3.Intensivierung der Abrüstung: Rüstungskontrolle sollte darauf gerichtet sein,
Abrüstung zu intensivieren und den Trend zur Abrüstung zu verstetigen. Dies ist
besonders dringend auf dem Gebiet der Nuklearwaffen. Das Ziel muss die
vollständige nukleare Abrüstung bleiben. Das Versprechen der Nuklearmächte,
vollständig nuklear abzurüsten, muss von entsprechenden Taten begleitet werden.
Außerdem sind - über die 1999 im Rahmen der KSE neu vereinbarten
Festlegungen für konventionelle Streitkräfte in Europa hinaus - weitere
substanzielle Abrüstungs- und Rüstungskontrollschritte möglich.
4.Beschränkung der technischen Modernisierung von Waffen: Rüstungskontrolle
sollte darauf ausgerichtet sein, den raschen Prozess der Waffenmodernisierung zu
verlangsamen. Dies betrifft zum Beispiel die Raketen-, aber auch die konventionelle
Waffentechnologie. Strategien technologischer Dominanz, wie sie derzeit in der
Nato und besonders von den USA praktiziert werden, müssen zu Gunsten
kooperativer Sicherheitsstrategien aufgegeben werden. Diese anstelle eines neuen
Wettrüstens möglichen Einsparungen könnten die Beschränkungen
technologischer Entwicklungen attraktiv machen.

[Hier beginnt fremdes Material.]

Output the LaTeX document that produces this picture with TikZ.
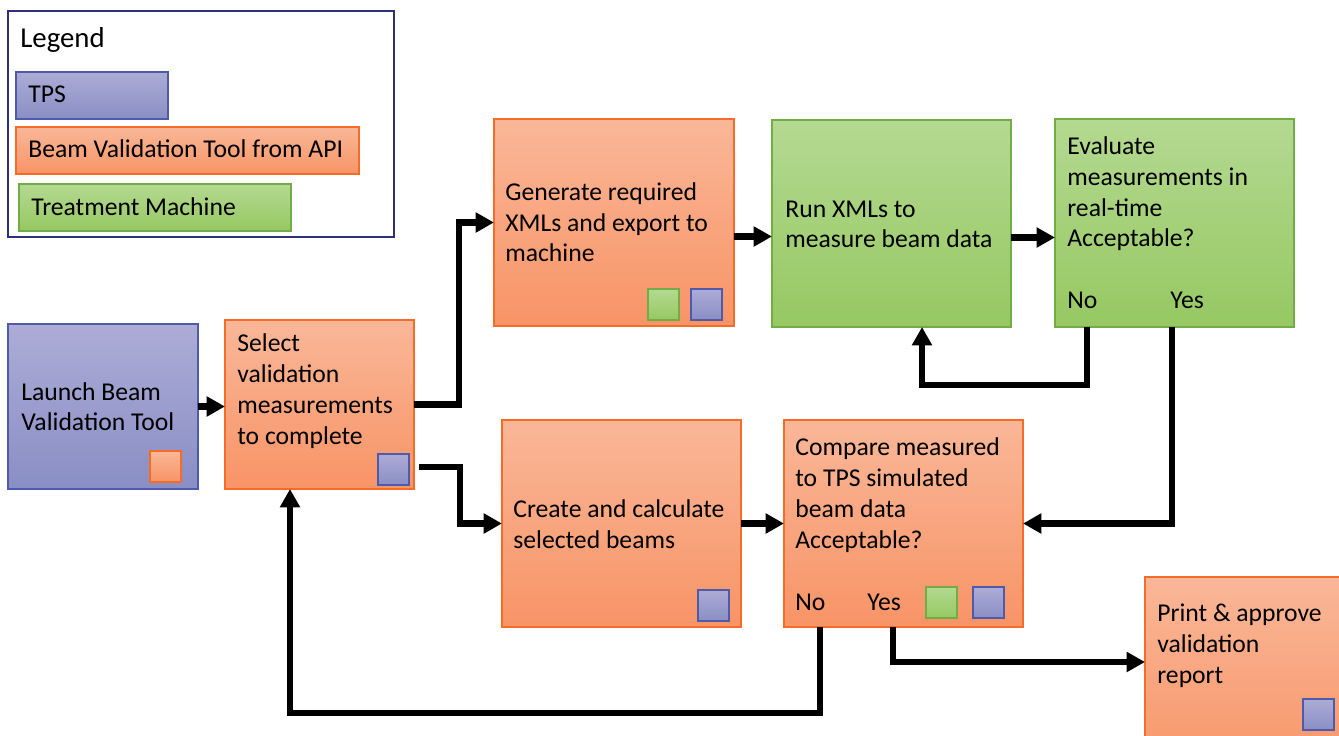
\documentclass[tikz,border=0pt]{standalone}
\usepackage{fontspec}
\setmainfont{Carlito}
\usetikzlibrary{arrows.meta,calc}
\definecolor{blueTop}{RGB}{172,172,214}
\definecolor{blueBot}{RGB}{137,142,196}
\definecolor{blueLine}{RGB}{80,90,170}
\definecolor{orangeTop}{RGB}{249,183,152}
\definecolor{orangeBot}{RGB}{248,148,102}
\definecolor{orangeLine}{RGB}{245,108,40}
\definecolor{greenTop}{RGB}{180,217,145}
\definecolor{greenBot}{RGB}{150,200,98}
\definecolor{greenLine}{RGB}{112,173,71}
\definecolor{legendLine}{RGB}{47,47,120}
\begin{document}
\begin{tikzpicture}[x=0.02cm,y=-0.02cm,
  box/.style={line width=0.8pt, inner sep=0pt, outer sep=0pt, anchor=north west},
  tps/.style={box, draw=blueLine, top color=blueTop, bottom color=blueBot},
  bvt/.style={box, draw=orangeLine, top color=orangeTop, bottom color=orangeBot},
  tm/.style={box, draw=greenLine, top color=greenTop, bottom color=greenBot},
  sz/.style n args={2}{minimum width=#1*0.02cm, minimum height=#2*0.02cm},
  sq/.style={sz={31}{31}},
  txt/.style={font=\fontsize{14.6}{17.6}\selectfont, align=left, inner sep=0pt, anchor=base west},
  arr/.style={line width=3.9pt, line join=miter, -{Triangle[length=10.5pt,width=11pt]}}
]
\useasboundingbox (0,0) rectangle (1339,736);
\clip (0,0) rectangle (1339,736);

% legend
\node[box, draw=legendLine, line width=1pt, fill=white, sz={386}{226}] (legend) at (8,11) {};
\node[txt, font=\fontsize{16.4}{19}\selectfont] (legendtitle) at (20,48) {Legend};
\node[tps, sz={152}{47}] (lgtps) at (16,72) {};
\node[txt] (lgtpst) at (28,103) {TPS};
\node[bvt, sz={343}{47}] (lgbvt) at (16,127) {};
\node[txt] (lgbvtt) at (28,158) {Beam Validation Tool from API};
\node[tm, sz={272}{47}] (lgtm) at (19,184) {};
\node[txt] (lgtmt) at (31,216) {Treatment Machine};

% boxes
\node[tps, sz={190}{165}] (launch) at (8,324) {};
\node[bvt, sz={189}{169}] (select) at (225,320) {};
\node[bvt, sz={240}{207}] (gen) at (494,119) {};
\node[tm, sz={239}{207}] (run) at (772,120) {};
\node[tm, sz={239}{208}] (eval) at (1055,119) {};
\node[bvt, sz={239}{207}] (create) at (502,420) {};
\node[bvt, sz={239}{207}] (cmp) at (784,420) {};
\node[bvt, sz={239}{207}] (print) at (1145,577) {};

% small squares
\node[bvt, sq] (sqlaunch) at (150,451) {};
\node[tps, sq] (sqselect) at (378,454) {};
\node[tm, sq] (sqgen1) at (648,289) {};
\node[tps, sq] (sqgen2) at (691,289) {};
\node[tps, sq] (sqcreate) at (698,590) {};
\node[tm, sq] (sqcmp1) at (926,587) {};
\node[tps, sq] (sqcmp2) at (973,587) {};
\node[tps, sq] (sqprint) at (1303,699) {};

% texts (anchor = baseline of the last line)
\node[txt] (tlaunch) at (21,431) {Launch Beam\\Validation Tool};
\node[txt] (tselect) at (237,444) {Select\\validation\\measurements\\to complete};
\node[txt] (tgen) at (505,262) {Generate required\\XMLs and export to\\machine};
\node[txt] (trun) at (785,248) {Run XMLs to\\measure beam data};
\node[txt] (teval) at (1067,247) {Evaluate\\measurements in\\real-time\\Acceptable?};
\node[txt] (tevalno) at (1067,309) {No};
\node[txt] (tevalyes) at (1170,309) {Yes};
\node[txt] (tcreate) at (513,548) {Create and calculate\\selected beams};
\node[txt] (tcmp) at (795,548) {Compare measured\\to TPS simulated\\beam data\\Acceptable?};
\node[txt] (tcmpno) at (795,610) {No};
\node[txt] (tcmpyes) at (867,610) {Yes};
\node[txt] (tprint) at (1157,683) {Print \& approve\\validation\\report};

% connector start points
\coordinate (genout) at ($(gen.east)+(0,14)$);
\coordinate (runout) at ($(run.east)+(0,14)$);

% connectors
\draw[arr] (launch.east) -- (launch.east -| select.west);
\draw[arr] (select.east) -- ++(45,0) |- (gen.west);
\draw[arr] ($(select.south east)+(5,-22)$) -- ++(41,0) |- (create.west);
\draw[arr] (genout) -- (genout -| run.west);
\draw[arr] (runout) -- (runout -| eval.west);
\draw[arr] ($(eval.south west)+(32,0)$) -- ++(0,58) -| ($(run.south west)+(150,0)$);
\draw[arr] ($(eval.south west)+(117,0)$) |- (cmp.east);
\draw[arr] (create.east) -- (cmp.west);
\draw[arr] ($(cmp.south west)+(36,0)$) -- ++(0,86) -| ($(select.south west)+(65,0)$);
\draw[arr] ($(cmp.south west)+(109,0)$) |- ($(print.north west)+(0,85)$);
\end{tikzpicture}
\end{document}
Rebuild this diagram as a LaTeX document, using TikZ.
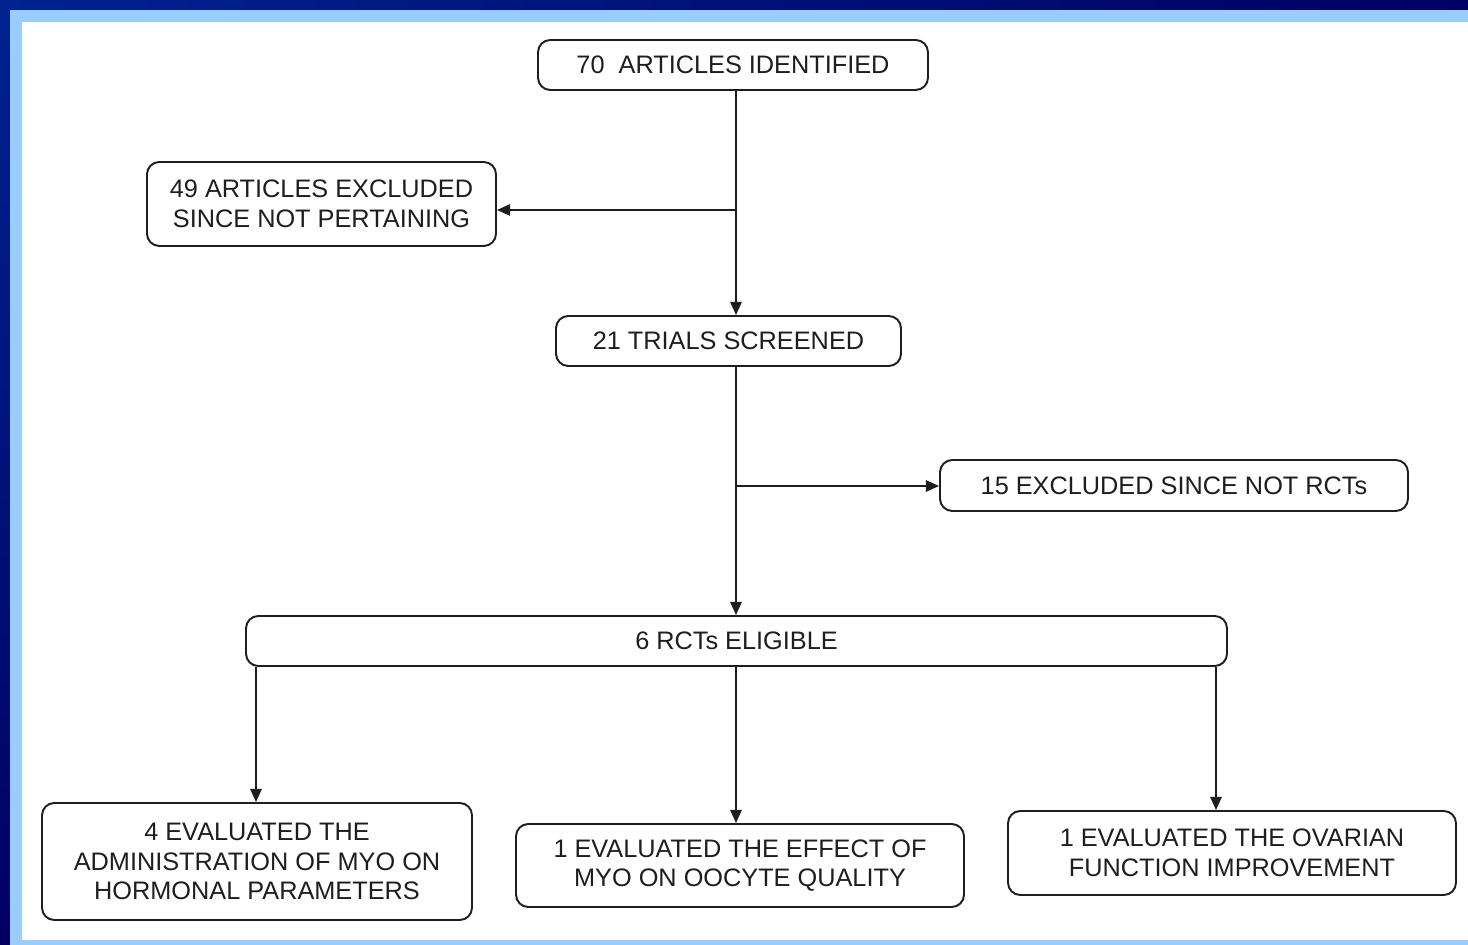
\documentclass[tikz,border=0pt]{standalone}
\usepackage{fontspec}
\setmainfont{Liberation Sans}
\usetikzlibrary{arrows.meta, positioning, calc}
\definecolor{bandlight}{HTML}{99CCFF}
\definecolor{banddark}{HTML}{00238F}
\definecolor{banddeep}{HTML}{000062}
\definecolor{inktext}{HTML}{1E1E1E}

\begin{document}
\begin{tikzpicture}[
  x=0.02cm, y=-0.02cm,
  box/.style={rectangle, draw=inktext, line width=1.1pt, fill=white, rounded corners=7pt, align=center, text=inktext, font=\fontsize{14.4}{17}\selectfont, inner sep=0pt},
  arrow/.style={-{Triangle[length=7.5pt,width=6.5pt]}, line width=1.1pt, color=inktext}
]
  % frame
  \useasboundingbox (0,0) rectangle (1468,945);
  \fill[left color=banddark, right color=banddeep] (0,0) rectangle (1468,10);
  \fill[top color=banddark, bottom color=banddeep] (0,0) rectangle (10,945);
  \fill[bandlight] (10,10) rectangle (1468,945);
  \fill[white] (22,22) rectangle (1468,940);

  % boxes
  \node[box, minimum width=390*0.02cm, minimum height=50*0.02cm] (identified) at (733,65) {70\ \ ARTICLES IDENTIFIED};
  \node[box, minimum width=349*0.02cm, minimum height=84*0.02cm] (notpertain) at (321.5,204) {49 ARTICLES EXCLUDED\\SINCE NOT PERTAINING};
  \node[box, minimum width=345*0.02cm, minimum height=50*0.02cm] (screened) at (728.5,341) {21 TRIALS SCREENED};
  \node[box, minimum width=468*0.02cm, minimum height=51*0.02cm] (notrct) at (1174,485.5) {15 EXCLUDED SINCE NOT RCTs};
  \node[box, minimum width=981*0.02cm, minimum height=50*0.02cm] (eligible) at (736.5,641) {6 RCTs ELIGIBLE};
  \node[box, minimum width=430*0.02cm, minimum height=117*0.02cm] (hormonal) at (257,861.5) {4 EVALUATED THE\\ADMINISTRATION OF MYO ON\\HORMONAL PARAMETERS};
  \node[box, minimum width=448*0.02cm, minimum height=83*0.02cm] (oocyte) at (740,865.5) {1 EVALUATED THE EFFECT OF\\MYO ON OOCYTE QUALITY};
  \node[box, minimum width=448*0.02cm, minimum height=84*0.02cm] (ovarian) at (1232,853) {1 EVALUATED THE OVARIAN\\FUNCTION IMPROVEMENT};

  % connectors
  \coordinate (split1) at (736,210);
  \coordinate (split2) at (736,486);
  \draw[line width=1.1pt, inktext] (identified.south -| split1) -- (split1);
  \draw[arrow] (split1) -- (screened.north -| split1);
  \draw[arrow] (split1) -- (notpertain.east |- split1);
  \draw[line width=1.1pt, inktext] (screened.south -| split2) -- (split2);
  \draw[arrow] (split2) -- (eligible.north -| split2);
  \draw[arrow] (split2) -- (notrct.west |- split2);

  \coordinate (drop1) at (256,0);
  \coordinate (drop2) at (736,0);
  \coordinate (drop3) at (1216,0);
  \draw[arrow] (eligible.south -| drop1) -- (hormonal.north -| drop1);
  \draw[arrow] (eligible.south -| drop2) -- (oocyte.north -| drop2);
  \draw[arrow] (eligible.south -| drop3) -- (ovarian.north -| drop3);
\end{tikzpicture}
\end{document}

5.Kontrolle von Kleinwaffen und leichten Waffen: Ein besonders vielversprechendes
Gebiet der Rüstungskontrolle - besonders angesichts der Toten und Verletzten in
den Kriegen und Konflikten - sind die Bemühungen zur wirksamen Kontrolle der
Proliferation von Kleinwaffen und leichten Waffen.
6.Reduzierung der Militärausgaben: Es gibt kaum Erfahrungen in Verhandlungen
zur Reduzierung der direkten Kosten von Militär und Waffen. Während des Kalten
Krieges wurden im Rahmen der Vereinten Nationen Vorschläge zur Begrenzung
oder Reduzierung von Militärausgaben gemacht. Erstaunlicherweise sind diese
Vorschläge in jüngster Zeit nicht wieder aufgegriffen worden, obwohl heute mehr
denn je Transparenz über Militärausgaben vorhanden ist, die einen solchen Ansatz
erleichtern würde. Stattdessen wird in der Nato eine Diskussion über angeblich zu
geringe Verteidigungsanstrengungen der Europäer geführt.
7.Durchsetzung selektiver Initiativen: Obwohl es wichtig ist, dass die großen
Mächte sich an Rüstungskontrolle und Abrüstung beteiligen, sollte man
Einzelinitiativen gleich gesinnter Staaten nicht von vorn herein ausschließen, wenn
die Großmächte die Zusammenarbeit versagen. Es ist nicht ungewöhnlich, dass
die Unterschriften wichtiger Regierungen unter Rüstungskontrollverträgen fehlen.
Die Ottawa-Konvention ist hier keine Ausnahme. Wenn die Senkung der
Zerstörungskraft von Waffen das Hauptziel ist, können derartige selektive Initiativen
Fortschritt bedeuten. Die Möglichkeiten für gleich gesinnte Staaten, neue Normen
international durchzusetzen, sind in der "humanitären" Rüstungskontrolle groß.
8.Finanzielle und technische Abrüstungshilfe: Die Erhöhung der Abrüstungshilfe ist
dringend erforderlich. Oft sind die Abrüstungskosten die entscheidende Hürde für
eine schnelle und komplette Durchführung von Abrüstungsmaßnahmen,
beispielsweise bei Landminen oder chemischen Waffen. Eine Reihe von
Regierungen gewährt derartige Hilfe, doch diese Beträge sind im Vergleich zu den
weltweiten Militärausgaben minimal.
Jetzt, da Aufrüstung in einer Reihe von Ländern wieder auf der Tagesordnung steht,
steigt die Bedeutung der Rüstungskontrolle und der demokratischen Kontrolle der
Streitkräfte. Die Stärkung der Rüstungskontrolle und die Wiederbelebung der zivilen
Kontrolle über das Militär könnten als Barriere gegen ein neues Wettrüsten wirken.
"Humanitäre Sicherheit" würde dann sowohl durch ein niedrigeres Niveau der
Rüstung als auch des militärischen Engagements gefördert.